Description: Bring the noise Apple Stores are beginning to pop up across China

Bring the noise Apple Stores are beginning to pop up across China

ANOTHER SPECIAL INTEREST of Cook’s is China. With hundreds of millions of potential customers among an increasingly affluent middle class, it’s a counter-argument to the gloomy observation that no company can grow like Apple forever. In a TIME cover story, ‘Made in China: Why Apple’s future depends on the world’s biggest market’, Hannah Beech wrote this month: ‘So far, much of Apple’s growth in China has been a lesson in how to prosper without really trying.’ You can’t yet buy an iPad 3 in China; the iTunes Store doesn’t work there, though it’s

just opened to 12 other Asian markets; and Apple is still negotiating to sell the iPhone through China Mobile, the biggest network operator, although the smaller China Telecom carries it. In January, stores had to be closed when scuffles broke out on the first day of sales of the iPhone 4S after overnight queueing - a familiar Apple phenomenon.

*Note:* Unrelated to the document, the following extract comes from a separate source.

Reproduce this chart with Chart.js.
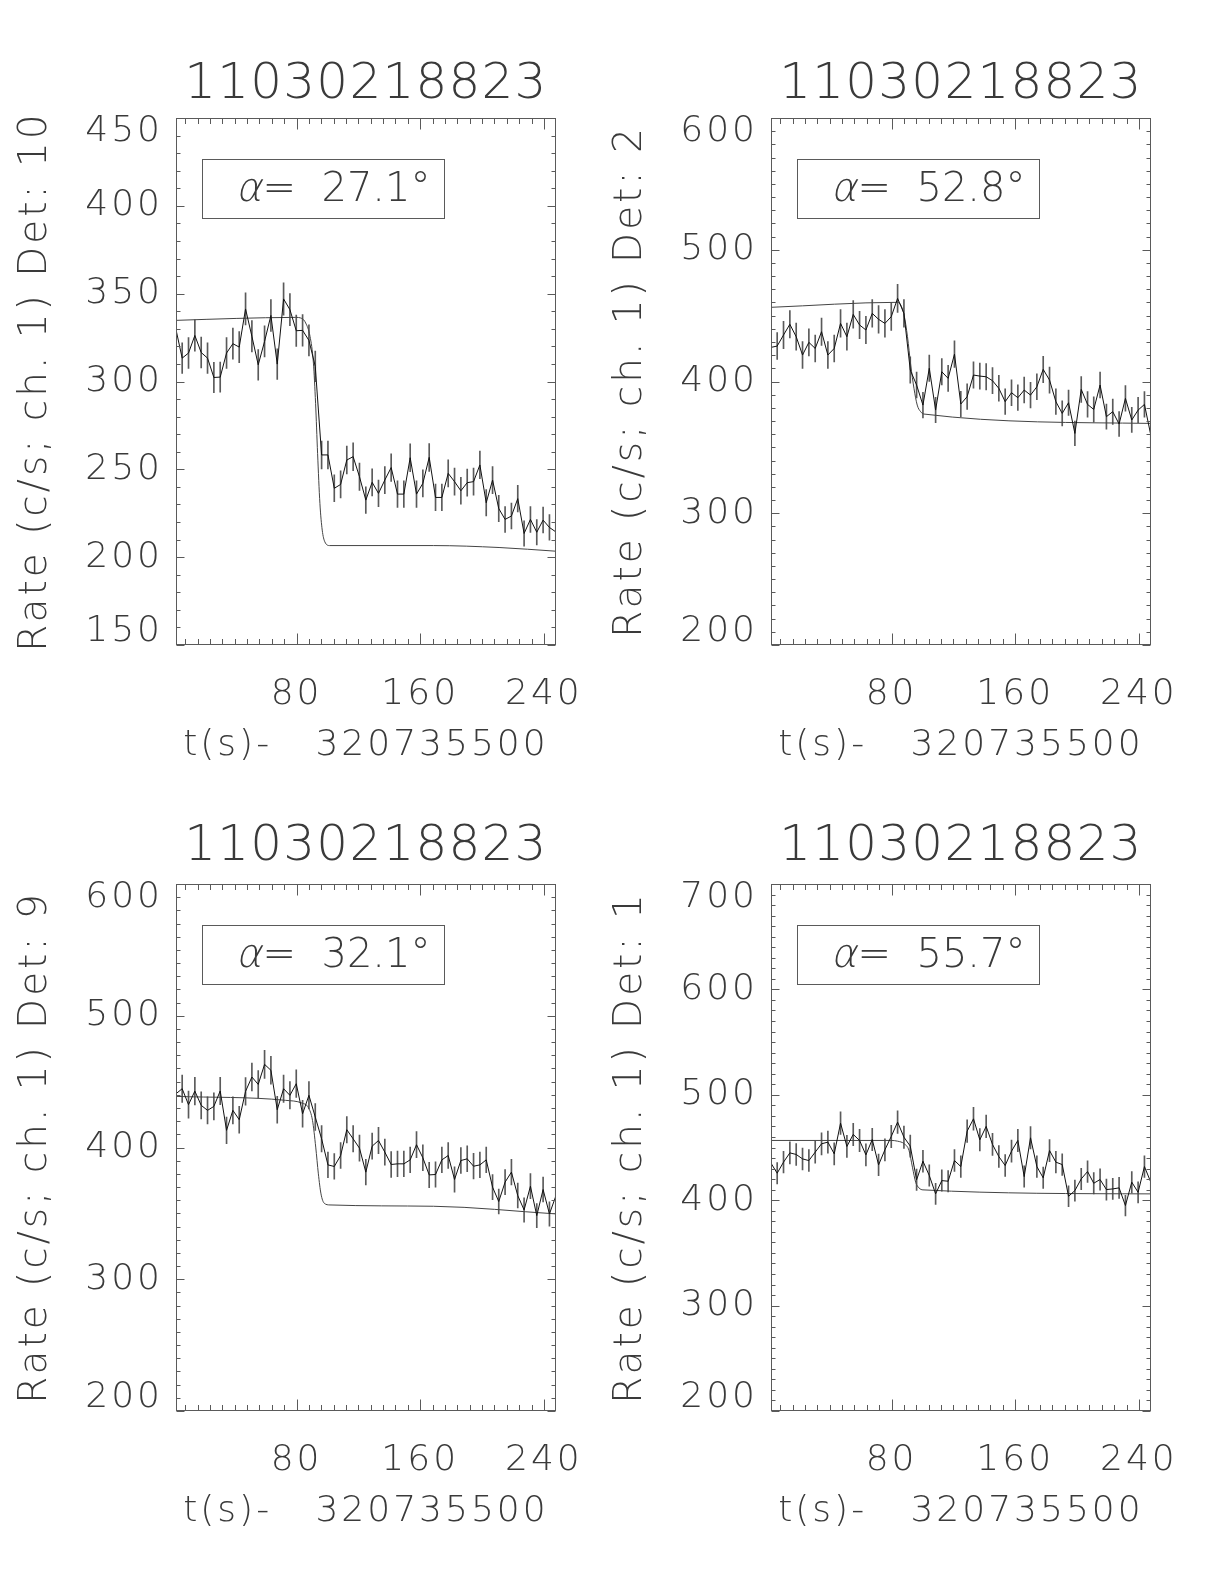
<!DOCTYPE html>
<html><head><meta charset="utf-8">
<script src="https://cdn.jsdelivr.net/npm/chart.js@4.4.1/dist/chart.umd.min.js"></script>
<style>
html,body{margin:0;padding:0;background:#fff;}
#wrap{position:relative;width:1224px;height:1584px;background:#fff;overflow:hidden;}
canvas{position:absolute;}
</style></head><body><div id="wrap">
<canvas id="c0" width="612" height="790" style="left:0px;top:0px"></canvas>
<canvas id="c1" width="612" height="790" style="left:595px;top:0px"></canvas>
<canvas id="c2" width="612" height="790" style="left:0px;top:766px"></canvas>
<canvas id="c3" width="612" height="790" style="left:595px;top:766px"></canvas>
</div>
<script>
const burstId = '11030218823';
const timeTitle = 't(s)-   320735500';
const binWidth = 4.096;
const timeBins = [2.0, 6.0, 10.1, 14.2, 18.3, 22.4, 26.5, 30.6, 34.7, 38.8, 42.9, 47.0, 51.1, 55.2, 59.3, 63.4, 67.5, 71.6, 75.7, 79.8, 83.9, 88.0, 92.1, 96.2, 100.3, 104.4, 108.5, 112.5, 116.6, 120.7, 124.8, 128.9, 133.0, 137.1, 141.2, 145.3, 149.4, 153.5, 157.6, 161.7, 165.8, 169.9, 174.0, 178.1, 182.2, 186.3, 190.4, 194.5, 198.6, 202.7, 206.8, 210.8, 214.9, 219.0, 223.1, 227.2, 231.3, 235.4, 239.5, 243.6, 247.7];
const xTickMajor = 80;
const xTickMinor = 8;

const detectors = ['10', '2', '9', '1'];
const angles = ['27.1', '52.8', '32.1', '55.7'];
const yMins = [150, 200, 200, 200];
const yMaxs = [450, 600, 600, 700];
const yMajors = [50, 100, 100, 100];
const yMinor = 10;

const rateDet10 = [329.5, 313.3, 316.2, 326.2, 316.5, 313.3, 302.3, 302.5, 316.2, 321.5, 319.6, 341.3, 325.7, 309.5, 322.8, 337.6, 309.9, 347.0, 340.9, 328.9, 329.1, 323.4, 308.6, 258.2, 258.2, 239.2, 241.4, 255.3, 257.2, 245.8, 232.5, 242.6, 236.3, 243.9, 251.0, 235.9, 235.9, 256.6, 235.9, 242.0, 256.8, 234.0, 234.0, 247.7, 243.0, 237.8, 242.4, 243.0, 252.5, 231.0, 243.9, 227.7, 221.5, 223.4, 233.3, 213.5, 221.5, 214.2, 221.1, 216.9, 214.4];
const rateDet2 = [425.9, 426.9, 435.3, 443.4, 434.0, 420.1, 429.7, 425.1, 437.8, 420.1, 425.1, 444.1, 434.0, 450.9, 442.9, 439.1, 451.7, 447.2, 444.1, 449.2, 463.1, 451.7, 408.7, 397.3, 382.1, 410.0, 378.3, 407.4, 402.4, 420.8, 382.9, 388.5, 404.9, 404.1, 403.6, 400.6, 394.8, 384.7, 391.5, 387.7, 393.5, 389.7, 396.0, 409.2, 401.1, 384.7, 375.8, 383.9, 360.6, 394.0, 382.6, 378.8, 397.3, 373.3, 377.1, 367.7, 387.2, 370.8, 378.3, 382.6, 359.4];
const rateDet9 = [440.8, 444.6, 432.5, 442.8, 432.0, 428.2, 431.2, 442.9, 413.0, 428.2, 421.1, 442.6, 453.5, 447.9, 463.1, 458.6, 428.7, 444.6, 439.6, 448.4, 425.6, 439.6, 423.1, 406.6, 386.8, 385.6, 393.9, 413.5, 406.6, 399.5, 381.3, 401.0, 405.3, 396.5, 387.1, 387.6, 387.6, 390.6, 402.1, 392.2, 379.2, 379.5, 390.6, 393.9, 375.7, 390.1, 391.4, 385.8, 386.8, 390.6, 369.9, 359.0, 373.7, 381.3, 363.5, 352.6, 370.6, 348.3, 368.1, 349.6, 363.0];
const rateDet1 = [435.1, 425.6, 436.1, 444.9, 443.4, 439.2, 437.6, 445.6, 453.5, 455.1, 444.0, 473.1, 451.0, 462.4, 456.7, 443.0, 457.6, 433.5, 447.8, 460.5, 474.1, 459.8, 451.3, 419.3, 437.0, 423.4, 406.0, 418.6, 418.0, 437.6, 431.9, 465.5, 477.2, 457.3, 470.0, 452.9, 441.4, 432.9, 446.5, 456.7, 422.4, 459.2, 431.9, 421.2, 447.1, 436.1, 433.8, 403.7, 409.1, 420.2, 427.2, 416.1, 419.6, 410.1, 410.7, 411.7, 394.9, 417.1, 407.5, 431.9, 417.1];

const modelTimeDet10 = [2.0, 40.9, 79.2, 83.4, 85.9, 88.7, 90.9, 92.3, 93.6, 95.1, 96.6, 98.3, 101.5, 168.5, 211.0, 247.7];
const modelRateDet10 = [334.8, 335.9, 336.5, 335.9, 333.3, 325.7, 310.5, 287.6, 259.1, 230.6, 215.4, 208.7, 206.6, 206.6, 205.5, 203.4];
const modelTimeDet2 = [2.0, 83.9, 86.0, 88.1, 90.3, 92.4, 94.5, 96.6, 98.8, 100.9, 247.7];
const modelRateDet2 = [456.3, 460.1, 458.0, 450.4, 434.0, 412.5, 394.8, 382.1, 377.1, 375.3, 368.2];
const modelTimeDet9 = [2.0, 72.8, 83.5, 87.7, 90.3, 92.4, 94.1, 95.8, 97.9, 101.6, 168.6, 247.7];
const modelRateDet9 = [438.8, 435.8, 433.7, 430.2, 420.6, 400.3, 380.0, 364.8, 357.7, 356.4, 355.4, 349.6];
const modelTimeDet1 = [2.0, 79.6, 83.9, 88.2, 91.3, 93.5, 95.6, 97.7, 100.3, 247.7];
const modelRateDet1 = [456.7, 456.7, 456.0, 453.5, 447.1, 431.3, 417.0, 411.7, 409.8, 406.0];

const rates = [rateDet10, rateDet2, rateDet9, rateDet1];
const modelTimes = [modelTimeDet10, modelTimeDet2, modelTimeDet9, modelTimeDet1];
const modelRates = [modelRateDet10, modelRateDet2, modelRateDet9, modelRateDet1];

const FONT = '"DejaVu Sans", "Liberation Sans", sans-serif';
const INK = '#3a3a3a';
const AXIS = '#5a5a5a';
Chart.defaults.font.family = FONT;
Chart.defaults.color = INK;

const idlPlugin = {
  id: 'idlFrame',
  beforeDraw(chart) { chart.ctx.letterSpacing = '1.2px'; },
  afterDatasetsDraw(chart) { chart.ctx.letterSpacing = '3px'; },
  afterDraw(chart, args, opts) {
    const {ctx, chartArea: a, scales: {x, y}} = chart;
    ctx.save();
    ctx.letterSpacing = '0px';
    ctx.strokeStyle = AXIS; ctx.lineWidth = 1;
    const L = Math.round(a.left) + 0.5, R = Math.round(a.right) - 0.5;
    const T = Math.round(a.top) + 0.5, B = Math.round(a.bottom) - 0.5;
    ctx.strokeRect(L, T, R - L, B - T);
    ctx.beginPath();
    x.ticks.forEach(t => {
      const px = Math.round(x.getPixelForValue(t.value)) + 0.5;
      const len = (Math.abs(t.value % opts.xMajor) < 1e-6) ? 11 : 5.5;
      ctx.moveTo(px, B); ctx.lineTo(px, B - len);
      ctx.moveTo(px, T); ctx.lineTo(px, T + len);
    });
    y.ticks.forEach(t => {
      const py = Math.round(y.getPixelForValue(t.value)) + 0.5;
      const len = (Math.abs(t.value % opts.yMajor) < 1e-6) ? 8 : 4;
      ctx.moveTo(L, py); ctx.lineTo(L + len, py);
      ctx.moveTo(R, py); ctx.lineTo(R - len, py);
    });
    ctx.stroke();
    const bx = Math.round(a.left + 26) + 0.5, by = Math.round(a.top + 41) + 0.5;
    ctx.strokeRect(bx, by, 242, 59);
    ctx.fillStyle = INK;
    ctx.textAlign = 'left'; ctx.textBaseline = 'alphabetic';
    ctx.font = '200 40px ' + FONT;
    ctx.save();
    ctx.translate(bx + 33, by + 41);
    ctx.transform(1, 0, -0.22, 1, 0, 0);
    ctx.fillText('\u03b1', 0, 0);
    ctx.restore();
    ctx.fillText('=  ' + opts.angle + '\u00b0', bx + 60, by + 41);
    ctx.restore();
  }
};

function makePanel(k) {
  const r = rates[k];
  const yMin = yMins[k], yMax = yMaxs[k], yMajor = yMajors[k];
  const errBars = timeBins.map((t, i) => {
    const e = Math.sqrt(r[i] / binWidth);
    return {x: t, y: [r[i] - e, r[i] + e]};
  });
  const line = timeBins.map((t, i) => ({x: t, y: r[i]}));
  const model = modelTimes[k].map((t, i) => ({x: t, y: modelRates[k][i]}));
  const isTop = k < 2;
  new Chart(document.getElementById('c' + k), {
    type: 'line',
    data: {datasets: [
      {type: 'bar', data: errBars, backgroundColor: '#5a5a5a', borderWidth: 0, barThickness: 1, grouped: false, order: 3},
      {type: 'line', data: line, borderColor: '#111', borderWidth: 1, pointRadius: 0, tension: 0, order: 1},
      {type: 'line', data: model, borderColor: '#444', borderWidth: 1, pointRadius: 0, cubicInterpolationMode: 'monotone', order: 2}
    ]},
    options: {
      responsive: false, animation: false, devicePixelRatio: 1,
      events: [],
      layout: {padding: {left: 0, right: 51, top: 0, bottom: 0}},
      plugins: {
        legend: {display: false}, tooltip: {enabled: false},
        title: {display: true, text: burstId, fullSize: false, color: INK,
          font: {size: 50, weight: 200, lineHeight: 1},
          padding: isTop ? {top: 60, bottom: 8} : {top: 56, bottom: 12}},
        idlFrame: {angle: angles[k], xMajor: xTickMajor, yMajor: yMajor}
      },
      scales: {
        x: {
          type: 'linear', min: timeBins[0], max: timeBins[timeBins.length - 1], offset: false,
          grid: {display: false, drawTicks: false, offset: false, z: 1}, border: {display: false},
          ticks: {stepSize: xTickMinor, autoSkip: false, includeBounds: false, maxRotation: 0, minRotation: 0, z: 1,
            padding: 32, color: INK, font: {size: 36, weight: 200, lineHeight: 1},
            callback: v => (v % xTickMajor === 0) ? String(v) : ''},
          title: {display: true, text: timeTitle, color: INK, font: {size: 36, weight: 200, lineHeight: 1},
            padding: {top: 0, bottom: 26}},
          afterFit: s => { s.height = 145; }
        },
        y: {
          type: 'linear', min: yMin, max: yMax, beginAtZero: false,
          grid: {display: false, drawTicks: false, z: 1}, border: {display: false},
          ticks: {stepSize: yMinor, autoSkip: false, includeBounds: true, padding: 13, color: INK, z: 1,
            font: {size: 36, weight: 200, lineHeight: 0.75},
            callback: v => {
              if (v % yMajor !== 0) return '';
              if (v === yMax) return ['', String(v)];
              if (v === yMin) return [String(v), ''];
              return String(v);
            }},
          title: {display: true, text: 'Rate (c/s; ch. 1) Det: ' + detectors[k], color: INK,
            font: {size: 39, weight: 200, lineHeight: 1}, padding: {top: 16, bottom: 0}},
          afterFit: s => { s.width = 176; }
        }
      }
    },
    plugins: [idlPlugin]
  });
}
[0, 1, 2, 3].forEach(makePanel);
</script>
</body></html>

Things don’t always move quickly in the People’s Republic. Exactly two years ago, Apple said it planned to open 25 stores in the country within two years. So far, it has only six, points out Beech - but ‘four of those are its most profitable stores worldwide.’

The potential can hardly be overstated. Last quarter, Apple’s not-really-trying in China generated $7.9bn of sales. In 2009, just 2% of the company’s revenue came from the territory; in 2012 it will be 20%. Plans for India and Russia are also being drawn up. Whatever it is that sets Apple apart, the next few years will reveal just how universal its appeal may be.